Esa Virgen que por Baños
se enfrenta a su contraluz
es la sonrisa de mayo
con el niño entre sus manos
Vientre de su Vera Cruz
Yo quiero reunir en este mayo de flores y de coplas todas las astillas del madero de los que saben llevar la Cruz primera de Jesús por este mundo para enjugar las lágrimas de aquella madre del Calvario; para no hundirme en la penumbra de los días sin sol y hacer con ellas una cruz de luz en mi destino.

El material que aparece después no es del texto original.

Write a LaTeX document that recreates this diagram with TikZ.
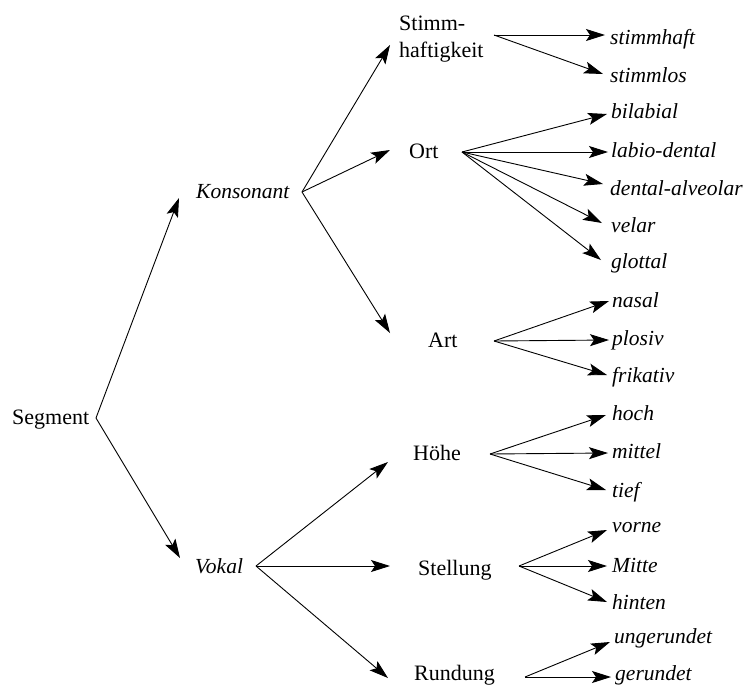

La astilla del pesebre de Belén, la astilla de la casa de José, la astilla del olivo de Getsemaní, la que arde incombustible en el fuego del Pentecostés cercano; la astilla de la Verdadera Cruz de vuestro bendito Lignum Crucis, titular de la hermandad, ante la que yo ahora, definitivamente, me desangro:
La astilla que nos guarda este sagrario
por plata custodiada milenaria
es del tiempo testigo y legataria
del suspiro de Dios sobre el Calvario.
La aguja va prendida a ese sudario
que nos cose la historia trinitaria,
es reliquia de amor y luminaria
del pueblo convertido en su templario.
Somos la carne ansiosa de su herida,
la que nos cura en vez de ser quebranto;
madera de la tierra prometida.
Esta brizna de Cruz es como un canto
que nos llama a llevarla bien prendida
del labio de Sevilla el Lunes Santo.